### Written request
Set down, exactly as written, the lines from the top of the data to the line that holds "import * as", and omit the pictures.

### Given data
***
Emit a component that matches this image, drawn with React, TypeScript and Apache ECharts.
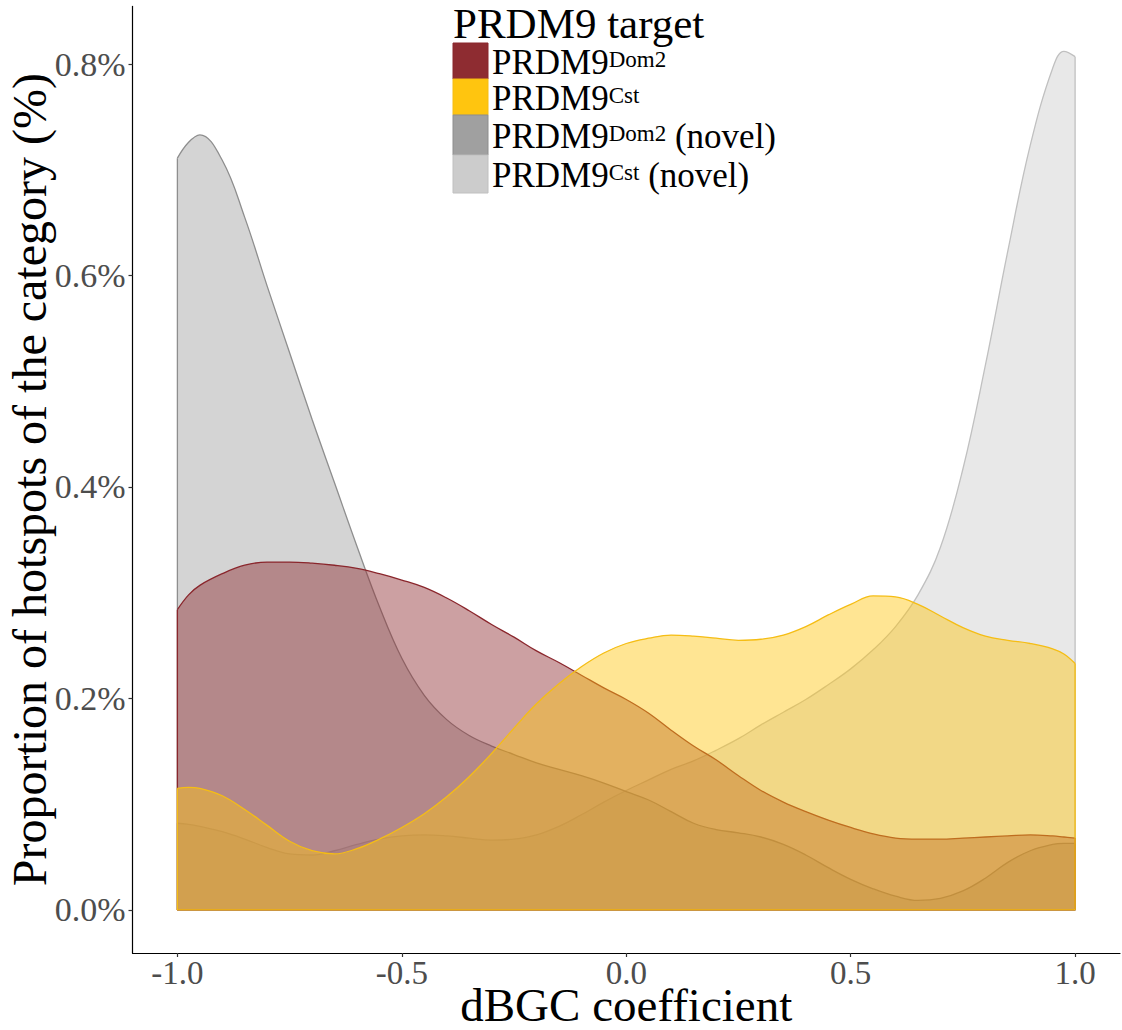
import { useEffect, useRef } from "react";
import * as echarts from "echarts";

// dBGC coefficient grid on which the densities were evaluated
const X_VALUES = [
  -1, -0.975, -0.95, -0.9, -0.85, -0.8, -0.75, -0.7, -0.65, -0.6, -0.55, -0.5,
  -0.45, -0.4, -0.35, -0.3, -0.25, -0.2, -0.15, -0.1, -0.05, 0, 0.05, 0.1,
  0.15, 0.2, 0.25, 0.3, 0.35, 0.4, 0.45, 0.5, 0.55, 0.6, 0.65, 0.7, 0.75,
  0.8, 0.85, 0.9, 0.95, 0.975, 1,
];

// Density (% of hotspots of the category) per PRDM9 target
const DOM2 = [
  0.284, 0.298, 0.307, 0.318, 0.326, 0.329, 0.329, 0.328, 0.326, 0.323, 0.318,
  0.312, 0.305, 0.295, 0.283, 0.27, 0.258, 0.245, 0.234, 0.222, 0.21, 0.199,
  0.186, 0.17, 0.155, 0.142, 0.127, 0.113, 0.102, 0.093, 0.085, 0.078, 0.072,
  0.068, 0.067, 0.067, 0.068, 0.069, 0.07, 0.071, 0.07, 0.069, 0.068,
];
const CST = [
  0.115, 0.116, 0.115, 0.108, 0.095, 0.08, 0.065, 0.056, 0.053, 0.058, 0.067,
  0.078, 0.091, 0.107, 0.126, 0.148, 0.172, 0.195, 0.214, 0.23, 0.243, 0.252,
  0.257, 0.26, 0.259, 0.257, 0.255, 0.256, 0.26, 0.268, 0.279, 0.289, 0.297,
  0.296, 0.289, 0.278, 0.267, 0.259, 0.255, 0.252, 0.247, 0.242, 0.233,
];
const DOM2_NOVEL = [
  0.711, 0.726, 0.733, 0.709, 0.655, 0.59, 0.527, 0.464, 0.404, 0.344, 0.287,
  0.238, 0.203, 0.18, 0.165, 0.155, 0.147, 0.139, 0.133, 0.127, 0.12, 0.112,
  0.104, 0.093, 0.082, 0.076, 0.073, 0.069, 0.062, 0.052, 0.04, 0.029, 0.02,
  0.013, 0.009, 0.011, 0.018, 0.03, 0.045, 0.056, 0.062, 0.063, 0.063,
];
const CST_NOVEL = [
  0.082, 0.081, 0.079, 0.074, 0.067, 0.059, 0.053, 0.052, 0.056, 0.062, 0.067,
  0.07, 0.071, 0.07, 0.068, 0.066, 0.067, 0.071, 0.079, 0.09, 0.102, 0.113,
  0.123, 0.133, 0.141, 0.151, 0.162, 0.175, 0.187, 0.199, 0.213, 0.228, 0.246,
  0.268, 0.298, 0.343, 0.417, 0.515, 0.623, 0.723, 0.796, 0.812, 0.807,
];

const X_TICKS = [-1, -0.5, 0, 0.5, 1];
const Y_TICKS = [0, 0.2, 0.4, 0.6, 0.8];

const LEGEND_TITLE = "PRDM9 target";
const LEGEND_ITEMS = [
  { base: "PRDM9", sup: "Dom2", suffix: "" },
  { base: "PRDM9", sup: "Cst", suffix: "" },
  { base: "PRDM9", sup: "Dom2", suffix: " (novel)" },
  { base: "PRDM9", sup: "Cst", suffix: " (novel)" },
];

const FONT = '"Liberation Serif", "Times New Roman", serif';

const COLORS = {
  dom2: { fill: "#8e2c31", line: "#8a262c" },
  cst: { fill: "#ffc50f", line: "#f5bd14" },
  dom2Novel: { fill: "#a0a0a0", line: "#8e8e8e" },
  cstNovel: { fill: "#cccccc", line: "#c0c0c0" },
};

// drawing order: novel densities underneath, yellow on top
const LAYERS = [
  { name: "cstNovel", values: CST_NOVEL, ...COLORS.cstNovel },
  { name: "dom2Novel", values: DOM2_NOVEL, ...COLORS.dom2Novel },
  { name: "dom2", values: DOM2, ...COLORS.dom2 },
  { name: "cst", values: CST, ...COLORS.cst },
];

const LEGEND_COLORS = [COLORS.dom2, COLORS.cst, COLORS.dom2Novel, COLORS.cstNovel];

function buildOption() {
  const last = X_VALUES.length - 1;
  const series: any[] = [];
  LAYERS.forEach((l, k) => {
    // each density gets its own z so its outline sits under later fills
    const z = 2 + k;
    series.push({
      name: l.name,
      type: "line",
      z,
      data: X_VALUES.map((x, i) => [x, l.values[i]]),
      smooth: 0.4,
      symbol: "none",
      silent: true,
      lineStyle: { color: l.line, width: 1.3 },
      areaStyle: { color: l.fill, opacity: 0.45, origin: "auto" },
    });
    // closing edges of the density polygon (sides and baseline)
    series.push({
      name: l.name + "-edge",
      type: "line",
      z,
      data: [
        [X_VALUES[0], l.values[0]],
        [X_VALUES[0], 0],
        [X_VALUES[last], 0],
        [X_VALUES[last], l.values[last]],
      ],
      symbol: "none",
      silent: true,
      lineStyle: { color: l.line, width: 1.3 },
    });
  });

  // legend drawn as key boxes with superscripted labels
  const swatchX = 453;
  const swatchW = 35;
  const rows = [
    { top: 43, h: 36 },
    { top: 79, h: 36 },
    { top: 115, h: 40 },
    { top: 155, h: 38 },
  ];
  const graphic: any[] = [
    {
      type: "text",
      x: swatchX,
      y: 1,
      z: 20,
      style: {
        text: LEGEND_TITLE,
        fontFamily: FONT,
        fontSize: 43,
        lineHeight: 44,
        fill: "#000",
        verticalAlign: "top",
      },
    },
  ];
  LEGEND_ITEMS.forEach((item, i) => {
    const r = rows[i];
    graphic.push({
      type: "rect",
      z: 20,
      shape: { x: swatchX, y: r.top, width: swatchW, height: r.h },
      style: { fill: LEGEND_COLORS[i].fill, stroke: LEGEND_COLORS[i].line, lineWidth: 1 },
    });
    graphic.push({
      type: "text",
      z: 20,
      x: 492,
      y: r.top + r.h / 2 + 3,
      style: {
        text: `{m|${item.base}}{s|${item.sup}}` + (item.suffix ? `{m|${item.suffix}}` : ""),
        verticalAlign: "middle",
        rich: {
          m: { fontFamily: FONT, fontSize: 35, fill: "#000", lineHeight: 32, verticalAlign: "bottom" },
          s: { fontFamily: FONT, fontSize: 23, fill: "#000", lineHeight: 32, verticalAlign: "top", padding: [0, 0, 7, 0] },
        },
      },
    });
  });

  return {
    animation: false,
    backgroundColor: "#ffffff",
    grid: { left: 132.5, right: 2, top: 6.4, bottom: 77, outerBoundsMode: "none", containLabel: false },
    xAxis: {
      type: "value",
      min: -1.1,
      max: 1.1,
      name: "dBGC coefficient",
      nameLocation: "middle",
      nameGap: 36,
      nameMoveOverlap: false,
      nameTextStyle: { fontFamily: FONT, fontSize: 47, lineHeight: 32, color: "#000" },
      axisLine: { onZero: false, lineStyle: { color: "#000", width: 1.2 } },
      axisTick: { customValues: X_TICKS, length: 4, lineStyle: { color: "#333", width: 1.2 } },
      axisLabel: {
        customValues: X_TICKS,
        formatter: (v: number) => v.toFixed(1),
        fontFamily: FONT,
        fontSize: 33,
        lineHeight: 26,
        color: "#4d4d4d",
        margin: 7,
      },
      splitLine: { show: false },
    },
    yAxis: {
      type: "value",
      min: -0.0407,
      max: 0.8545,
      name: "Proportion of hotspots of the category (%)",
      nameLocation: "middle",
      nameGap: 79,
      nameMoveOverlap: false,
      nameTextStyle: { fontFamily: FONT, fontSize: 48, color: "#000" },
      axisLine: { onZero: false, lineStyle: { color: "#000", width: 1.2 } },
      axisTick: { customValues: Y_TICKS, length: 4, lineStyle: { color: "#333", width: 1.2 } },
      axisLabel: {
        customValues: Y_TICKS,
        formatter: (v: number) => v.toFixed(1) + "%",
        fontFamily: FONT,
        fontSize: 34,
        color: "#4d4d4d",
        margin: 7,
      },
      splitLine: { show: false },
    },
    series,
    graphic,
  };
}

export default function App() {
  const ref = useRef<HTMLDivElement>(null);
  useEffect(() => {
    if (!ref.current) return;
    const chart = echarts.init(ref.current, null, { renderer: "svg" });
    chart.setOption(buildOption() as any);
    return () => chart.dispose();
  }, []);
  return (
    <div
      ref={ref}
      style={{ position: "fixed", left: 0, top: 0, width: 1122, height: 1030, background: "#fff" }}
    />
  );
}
***
### Result of the exercise
Emit a component that matches this image, drawn with React, TypeScript and Apache ECharts.
import { useEffect, useRef } from "react";
import * as echarts from "echarts";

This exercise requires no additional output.